Possibly Australia’s best birding site, Lord Howe Island is a carefully preserved nature sanctuary, where only 400 tourists are allowed at a time. Seventy-five percent of the island, including much of the southern mountains and northern hills, is a permanent protected nature reserve. The island is home to more than 130 bird species, between residents and migratory visitors. Walking trails along the island’s ragged east coast provide great views of seabirds, star among them is one of the world’s rarest birds, the Providence petrel, which nests near the summit of Mount Gower. This sturdy-looking seabird is so trustful of humans that it can even be called out of the air — and might even decide to rest in your lap.
For impressive aerial feats, look to the skies, especially over the tropical forests of the northern hills, and you’ll see the beautiful red-tailed tropic bird, with its elegant red tail streamers. When courting, it will fly backwards, in circles, and, for good measure, throw in some vertical displays. It’s a splendid sight, and one few birders ever get to see.
Pyramids of Giza
Of all the original Seven Wonders of the Ancient World, only one is still standing: the Great Pyramid of Cheops. Granted, its pinnacle was lopped off, and the polished white limestone that once faced its sloping sides was scavenged ages ago. But there it is in the Egyptian desert, the largest in a trio of stupendous royal tombs, with a quirky monument called the Sphinx alongside. It’s quite a sight to see — if only you could see it.
Today, aggressive throngs of souvenir vendors, tour touts, and taxi drivers crowd the entrance to the Pyramids of Giza. Though camel rides and horseback tours are now banned from the monument area, visitors still clamber unchecked over the ancient landmarks. The haphazard sprawl and pollution of Cairo comes right to the edge of the archaeological zone, yet Egyptian officials seem unconcerned about protecting the site.
It’s difficult now to get that iconic long-distance view of the three pyramids looming in the desert; you can’t really see them until you’re too close. Oriented precisely to the points of the compass, they were built for three Pharaohs of the 4th Dynasty (about 27th c. B.C.) — the Great Pyramid of Cheops, the slightly smaller Second Pyramid of Chephren, and the much smaller red-granite Third Pyramid of Mycerinus — and designed to imitate the rays of the sun shining down from its zenith. Most tourists expect a visit to the famed pyramids to be a once-in-a-lifetime thrill, not a tawdry letdown.
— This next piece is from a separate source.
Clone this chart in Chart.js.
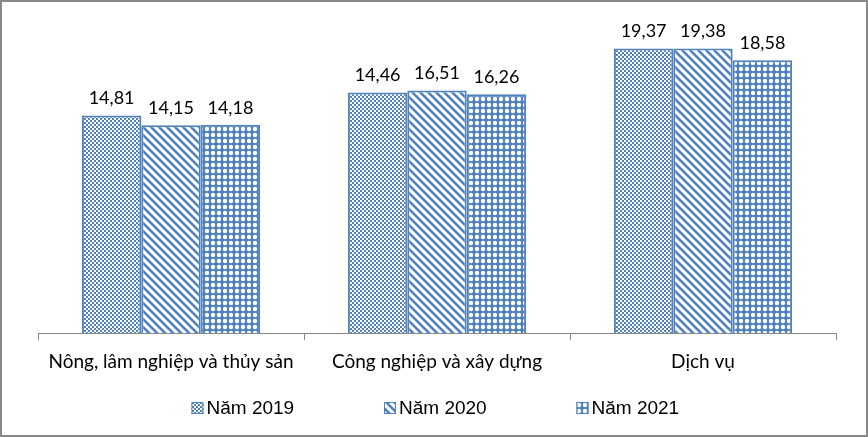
<!DOCTYPE html>
<html>
<head>
<meta charset="utf-8">
<script src="https://cdn.jsdelivr.net/npm/chart.js@4.4.0/dist/chart.umd.min.js"></script>
<style>
  body { margin: 0; background: #fff; }
  #wrap { width: 868px; height: 437px; }
</style>
</head>
<body>
<div id="wrap"><canvas id="chart" width="868" height="437"></canvas></div>
<script>
const categories = ['Nông, lâm nghiệp và thủy sản', 'Công nghiệp và xây dựng', 'Dịch vụ'];
const seriesNames = ['Năm 2019', 'Năm 2020', 'Năm 2021'];
// bar heights as drawn in the picture (the 2019 industry bar is drawn at ~16.4 though labelled 14,46)
const values2019 = [14.81, 16.38, 19.37];
const values2020 = [14.15, 16.51, 19.38];
const values2021 = [14.18, 16.26, 18.58];
// value labels as printed above the bars
const labels2019 = ['14,81', '14,46', '19,37'];
const labels2020 = ['14,15', '16,51', '19,38'];
const labels2021 = ['14,18', '16,26', '18,58'];

const BLUE = '#4F81BD';

// little tile patterns like the office fills
function makePattern(kind) {
    const c = document.createElement('canvas');
    const g = c.getContext('2d');
    if (kind === 'check') {
        c.width = 4; c.height = 4;
        g.fillStyle = BLUE; g.fillRect(0, 0, 4, 4);
        g.fillStyle = '#fff';
        g.fillRect(0, 0, 2, 2); g.fillRect(2, 2, 2, 2);
    } else if (kind === 'diag') {
        c.width = 8; c.height = 8;
        g.fillStyle = '#fff'; g.fillRect(0, 0, 8, 8);
        g.strokeStyle = BLUE; g.lineWidth = 2.6;
        g.beginPath();
        g.moveTo(-2, -2); g.lineTo(10, 10);
        g.moveTo(-10, -2); g.lineTo(2, 10);
        g.moveTo(6, -2); g.lineTo(18, 10);
        g.stroke();
    } else {
        c.width = 6; c.height = 6;
        g.fillStyle = BLUE; g.fillRect(0, 0, 6, 6);
        g.fillStyle = '#fff';
        g.beginPath(); g.arc(3, 3, 2.2, 0, Math.PI * 2); g.fill();
    }
    return g.createPattern(c, 'repeat');
}

const fills = [makePattern('check'), makePattern('diag'), makePattern('dots')];
const printed = [labels2019, labels2020, labels2021];

const framePlugin = {
    id: 'frame',
    beforeDraw(chart) {
        const ctx = chart.ctx;
        ctx.save();
        ctx.fillStyle = '#fff';
        ctx.fillRect(0, 0, chart.width, chart.height);
        ctx.strokeStyle = '#898989';
        ctx.lineWidth = 2;
        ctx.strokeRect(1, 1, chart.width - 2, chart.height - 2);
        ctx.restore();
    }
};

const valueLabels = {
    id: 'valueLabels',
    afterDatasetsDraw(chart) {
        const ctx = chart.ctx;
        ctx.save();
        ctx.font = '18px Lato';
        ctx.fillStyle = '#000';
        ctx.textAlign = 'center';
        ctx.textBaseline = 'bottom';
        chart.data.datasets.forEach((ds, i) => {
            chart.getDatasetMeta(i).data.forEach((bar, j) => {
                ctx.fillText(printed[i][j], bar.x, bar.y - 8);
            });
        });
        ctx.restore();
    }
};

const bottomLegend = {
    id: 'bottomLegend',
    afterDraw(chart) {
        const ctx = chart.ctx;
        const step = 192.5, box = 12;
        const left = chart.width / 2 - step - 50;
        const y = 408;
        ctx.save();
        ctx.font = '19px "Liberation Sans"';
        ctx.textBaseline = 'middle';
        chart.data.datasets.forEach((ds, i) => {
            const x = left + i * step;
            ctx.fillStyle = ds.backgroundColor;
            ctx.fillRect(x, y - box / 2, box, box);
            ctx.strokeStyle = BLUE; ctx.lineWidth = 1;
            ctx.strokeRect(x + 0.5, y - box / 2 + 0.5, box - 1, box - 1);
            ctx.fillStyle = '#000';
            ctx.fillText(ds.label, x + box + 3, y + 1);
        });
        ctx.restore();
    }
};

new Chart(document.getElementById('chart'), {
    type: 'bar',
    data: {
        labels: categories,
        datasets: [
            { label: seriesNames[0], data: values2019, backgroundColor: fills[0] },
            { label: seriesNames[1], data: values2020, backgroundColor: fills[1] },
            { label: seriesNames[2], data: values2021, backgroundColor: fills[2] }
        ].map(d => Object.assign(d, { borderColor: BLUE, borderWidth: 2, borderSkipped: 'bottom' }))
    },
    options: {
        responsive: false,
        animation: false,
        events: [],
        layout: { padding: { left: 38, right: 32, top: 10, bottom: 50 } },
        datasets: { bar: { categoryPercentage: 0.67, barPercentage: 1.0 } },
        plugins: { legend: { display: false }, tooltip: { enabled: false } },
        scales: {
            y: { display: false, min: 0, max: 22 },
            x: {
                afterFit(s) { s.height = 54; },
                border: { color: '#868686', width: 1 },
                grid: { drawOnChartArea: false, drawTicks: true, tickLength: 7, color: '#868686' },
                ticks: { color: '#000', padding: 10, font: { family: 'Lato', size: 19 } }
            }
        }
    },
    plugins: [framePlugin, valueLabels, bottomLegend]
});
</script>
</body>
</html>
It’s the only Ancient Wonder we have left — what a pity it’s come to this.
Gu Gong (Forbidden City)
This vast complex is half a millennium old — the emperors lived in the Forbidden City from 1420 to 1923, beginning long before Columbus sailed to the Americas and ending right before Lindbergh flew across the Atlantic — and the heavy traffic is taking its toll.
It may have been forbidden once, but nowadays nearly seven million visitors a year cross the threshold of this imperial palace, home to an unbroken line of 24 Chinese emperors. Limiting access would be a ticklish proposition for the Chinese government since most of the visitors are Chinese citizens getting in touch with their heritage. Many sections may be closed when you visit, due to a massive renovation lasting through 2020.
There’s no one must-see section — it’s the scale and harmony of the whole that’s so impressive, an irrefutable statement of Chinese imperial might. It was originally built by an army of workers in only 14 years, although after various ransackings and fires, most of what you see today was built in the 17th century. Check out the largest gate, the Gate of Heavenly Peace, where Mao Tse Tung made his dramatic announcement founding the People’s Republic in October 1949. The nearby Gate of Supreme Harmony leads into the perfectly symmetrical outer court, and then into an inner court and increasingly private — at least in the emperor’s time — pavilions and structures.
Little Green Street
Little Green Street isn’t in the center of London, but maybe that’s why it survived so long — it’s one of only a few intact Georgian streets left in the whole metropolis. These two-story brick houses may have survived the Blitz in World War II, but the inexorable march of gentrification is another thing altogether. It’s not even a full neighborhood, just a one-block-long street, a narrow cobblestoned lane lined on both sides with perhaps a dozen modest 18th-century terraced houses.
The houses themselves being knocked down, it’s the street itself that lies in danger. A developer seeking to build nearby can only access the plot of land through the 2.5m (8 feet) wide street. Lorries and backhoes would barely scrape through this lane, coming within inches of the terrace’s neatly painted front doors and bow windows. No studies had been done to test how much the constant rumbling and vibrations of that traffic would affect the foundations of these 225-year-old buildings, given a projected construction period of 4 years.
Little Green Street looks like a perfect slice of Regency London; it’s been celebrated in the poetry of that quintessentially British poet John Betjeman, and used as the setting for music videos and photo shoots. The campaign to save Little Green Street has not only knit together the dozen families who live there, it has attracted actors, writers, musicians, and others concerned with preserving London’s historic character. On February 28, 2008, the Camden Town Council denied the developers construction access to Little Green Street, but the appeals process continues.